Was als fotografische Begleitung eines Kollegen begann, entwickelte sich zu einer Reportage mit tieferer Bedeutung. Die Bilder aus der Restaurierungswerkstatt der Anna Amalia Bibliothek dokumentieren nicht nur aktuelle Arbeitsmethoden, sondern zeigen auch, wie unsere Gesellschaft mit kulturellem Erbe umgeht und welche Anstrengungen unternommen werden, um historische Zeugnisse für kommende Generationen zu bewahren.

Die Zusammenarbeit mit dem Evangelischen Pressedienst ermöglichte es, diese Geschichte einem breiten Publikum zugänglich zu machen. Text und Bilder ergänzten sich zu einer stimmigen Gesamtdarstellung, die sowohl die technischen Aspekte als auch die kulturelle Bedeutung der Restaurierungsarbeit vermittelte.

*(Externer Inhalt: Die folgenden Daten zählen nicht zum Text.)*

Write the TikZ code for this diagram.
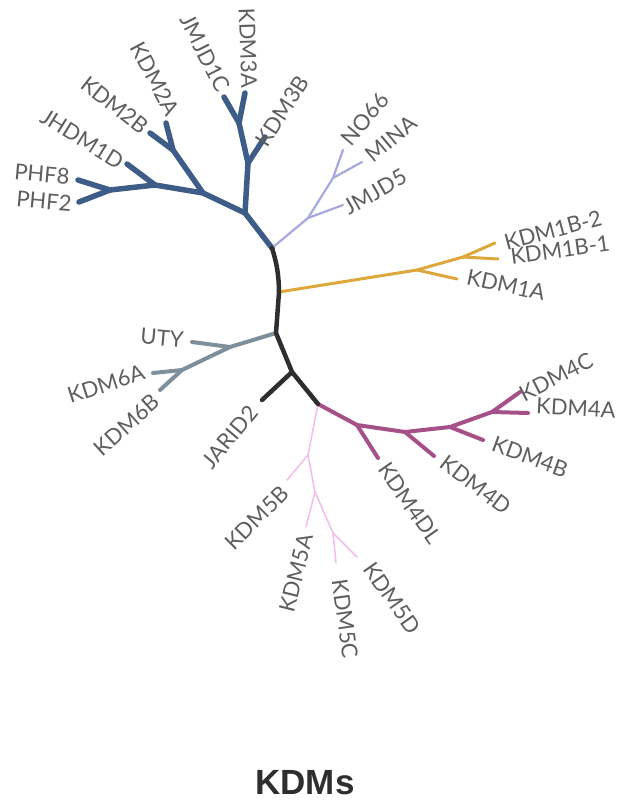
\documentclass[tikz,border=0pt]{standalone}
\usepackage{fontspec}
\setmainfont{Lato}
\newfontfamily\titlefont{Liberation Sans}
\usetikzlibrary{positioning}
\definecolor{kblue}{HTML}{3E5C88}
\definecolor{klav}{HTML}{A7A9DE}
\definecolor{kgold}{HTML}{DCA83C}
\definecolor{kdark}{HTML}{2E2E2E}
\definecolor{kgrey}{HTML}{7D8F9B}
\definecolor{kmag}{HTML}{A6508A}
\definecolor{kpink}{HTML}{F3BCEB}
\definecolor{ktext}{HTML}{5E5E5E}
\begin{document}
\begin{tikzpicture}[x=1pt,y=-1pt]
    \tikzset{lbl/.style={text=ktext, inner sep=0pt,
      font=\fontsize{22}{24}\selectfont},
      br/.style={line cap=round, line join=round}}
    \useasboundingbox (0,0) rectangle (617,802);
    % inner points of the tree
    \coordinate (r0) at (272,248);
    \coordinate (b1) at (245,213);
    \coordinate (b3) at (248,163);
    \coordinate (b4) at (239,123);
    \coordinate (b5) at (203,193);
    \coordinate (b6) at (173,150);
    \coordinate (b7) at (155,185);
    \coordinate (b8) at (110,190);
    \coordinate (l1) at (308,218);
    \coordinate (l2) at (333,178);
    \coordinate (k1) at (279,292);
    \coordinate (k2) at (276,333);
    \coordinate (k3) at (292,372);
    \coordinate (k4) at (318,404);
    \coordinate (o1) at (417,270);
    \coordinate (o2) at (463,257);
    \coordinate (g1) at (230,347);
    \coordinate (g2) at (182,370);
    \coordinate (m1) at (357,425);
    \coordinate (m2) at (405,432);
    \coordinate (m3) at (450,427);
    \coordinate (m4) at (492,412);
    \coordinate (p1) at (308,455);
    \coordinate (p2) at (315,492);
    \coordinate (p3) at (333,533);
    % leaf tips
    \coordinate (phf8t) at (78,180);
    \coordinate (phf2t) at (79,202);
    \coordinate (jhdm1dt) at (127,164);
    \coordinate (kdm2bt) at (150,133);
    \coordinate (kdm2at) at (166,123);
    \coordinate (jmjd1ct) at (224,97);
    \coordinate (kdm3at) at (245,93);
    \coordinate (kdm3bt) at (265,137);
    \coordinate (no66t) at (343,150);
    \coordinate (minat) at (362,162);
    \coordinate (jmjd5t) at (343,205);
    \coordinate (kdm1b2t) at (495,243);
    \coordinate (kdm1b1t) at (498,259);
    \coordinate (kdm1at) at (457,279);
    \coordinate (utyt) at (192,342);
    \coordinate (kdm6at) at (153,373);
    \coordinate (kdm6bt) at (160,390);
    \coordinate (jarid2t) at (262,400);
    \coordinate (kdm4ct) at (520,392);
    \coordinate (kdm4at) at (528,413);
    \coordinate (kdm4bt) at (483,440);
    \coordinate (kdm4dt) at (434,456);
    \coordinate (kdm4dlt) at (378,458);
    \coordinate (kdm5bt) at (287,480);
    \coordinate (kdm5at) at (306,527);
    \coordinate (kdm5ct) at (336,563);
    \coordinate (kdm5dt) at (357,557);
    % branches
    \draw[br, kblue, line width=5.5pt] (r0) -- (b1) -- (b3) -- (b4) -- (jmjd1ct);
    \draw[br, kblue, line width=5.5pt] (b4) -- (kdm3at);
    \draw[br, kblue, line width=5.5pt] (b3) -- (kdm3bt);
    \draw[br, kblue, line width=5.5pt] (b1) -- (b5) -- (b6) -- (kdm2at);
    \draw[br, kblue, line width=5.5pt] (b6) -- (kdm2bt);
    \draw[br, kblue, line width=5.5pt] (b5) -- (b7) -- (jhdm1dt);
    \draw[br, kblue, line width=5.5pt] (b7) -- (b8) -- (phf8t);
    \draw[br, kblue, line width=5.5pt] (b8) -- (phf2t);
    \draw[br, klav, line width=2.2pt] (r0) -- (l1) -- (jmjd5t);
    \draw[br, klav, line width=2.2pt] (l1) -- (l2) -- (no66t);
    \draw[br, klav, line width=2.2pt] (l2) -- (minat);
    \draw[br, kgold, line width=3pt] (k1) -- (o1) -- (kdm1at);
    \draw[br, kgold, line width=3pt] (o1) -- (o2) -- (kdm1b2t);
    \draw[br, kgold, line width=3pt] (o2) -- (kdm1b1t);
    \draw[br, kgrey, line width=4pt] (k2) -- (g1) -- (utyt);
    \draw[br, kgrey, line width=4pt] (g1) -- (g2) -- (kdm6at);
    \draw[br, kgrey, line width=4pt] (g2) -- (kdm6bt);
    \draw[br, kmag, line width=4pt] (k4) -- (m1) -- (kdm4dlt);
    \draw[br, kmag, line width=4pt] (m1) -- (m2) -- (kdm4dt);
    \draw[br, kmag, line width=4pt] (m2) -- (m3) -- (kdm4bt);
    \draw[br, kmag, line width=4pt] (m3) -- (m4) -- (kdm4ct);
    \draw[br, kmag, line width=4pt] (m4) -- (kdm4at);
    \draw[br, kpink, line width=1.5pt] (k4) -- (p1) -- (kdm5bt);
    \draw[br, kpink, line width=1.5pt] (p1) -- (p2) -- (kdm5at);
    \draw[br, kpink, line width=1.5pt] (p2) -- (p3) -- (kdm5ct);
    \draw[br, kpink, line width=1.5pt] (p3) -- (kdm5dt);
    \draw[br, kdark, line width=4.5pt] (r0) to[bend left=8] (k1) -- (k2) -- (k3) -- (k4);
    \draw[br, kdark, line width=4.5pt] (k3) -- (jarid2t);
    % labels
    \node[lbl, rotate=-5] (phf8) at (42,174) {PHF8};
    \node[lbl, rotate=-5] (phf2) at (44,201) {PHF2};
    \node[lbl, rotate=-32] (jhdm1d) at (82,139) {JHDM1D};
    \node[lbl, rotate=-38] (kdm2b) at (115,105) {KDM2B};
    \node[lbl, rotate=-62] (kdm2a) at (155,79) {KDM2A};
    \node[lbl, rotate=-63] (jmjd1c) at (205,53) {JMJD1C};
    \node[lbl, rotate=-88] (kdm3a) at (248,48) {KDM3A};
    \node[lbl, rotate=57] (kdm3b) at (282,111) {KDM3B};
    \node[lbl, rotate=50] (no66) at (365,119) {NO66};
    \node[lbl, rotate=40] (mina) at (391,139) {MINA};
    \node[lbl, rotate=30] (jmjd5) at (375,192) {JMJD5};
    \node[lbl, rotate=15] (kdm1b2) at (553,230) {KDM1B-2};
    \node[lbl, rotate=8] (kdm1b1) at (560,250) {KDM1B-1};
    \node[lbl, rotate=-12] (kdm1a) at (506,285) {KDM1A};
    \node[lbl, rotate=-5] (uty) at (162,338) {UTY};
    \node[lbl, rotate=18] (kdm6a) at (106,384) {KDM6A};
    \node[lbl, rotate=42] (kdm6b) at (127,425) {KDM6B};
    \node[lbl, rotate=50] (jarid2) at (230,437) {JARID2};
    \node[lbl, rotate=27] (kdm4c) at (556,377) {KDM4C};
    \node[lbl, rotate=-3] (kdm4a) at (576,408) {KDM4A};
    \node[lbl, rotate=-20] (kdm4b) at (530,457) {KDM4B};
    \node[lbl, rotate=-37] (kdm4d) at (476,485) {KDM4D};
    \node[lbl, rotate=-55] (kdm4dl) at (410,503) {KDM4DL};
    \node[lbl, rotate=45] (kdm5b) at (257,518) {KDM5B};
    \node[lbl, rotate=76] (kdm5a) at (296,573) {KDM5A};
    \node[lbl, rotate=-82] (kdm5c) at (345,619) {KDM5C};
    \node[lbl, rotate=-55] (kdm5d) at (392,598) {KDM5D};
    \node[text=kdark, inner sep=0pt, font=\titlefont\bfseries\fontsize{35}{38}\selectfont] (title) at (305,783) {KDMs};
\end{tikzpicture}
\end{document}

Für mich als Fotojournalist war es eine Erinnerung daran, wie bereichernd es sein kann, wenn persönliche Leidenschaft und professioneller Auftrag zusammentreffen.

Am Ende blieb die Erkenntnis, dass die Rettung der Bücher aus der Anna Amalia Bibliothek zwar weniger romantisch ist, als ich ursprünglich erwartet hatte – aber dafür umso beeindruckender in ihrer wissenschaftlichen Präzision und ihrem kulturellen Wert.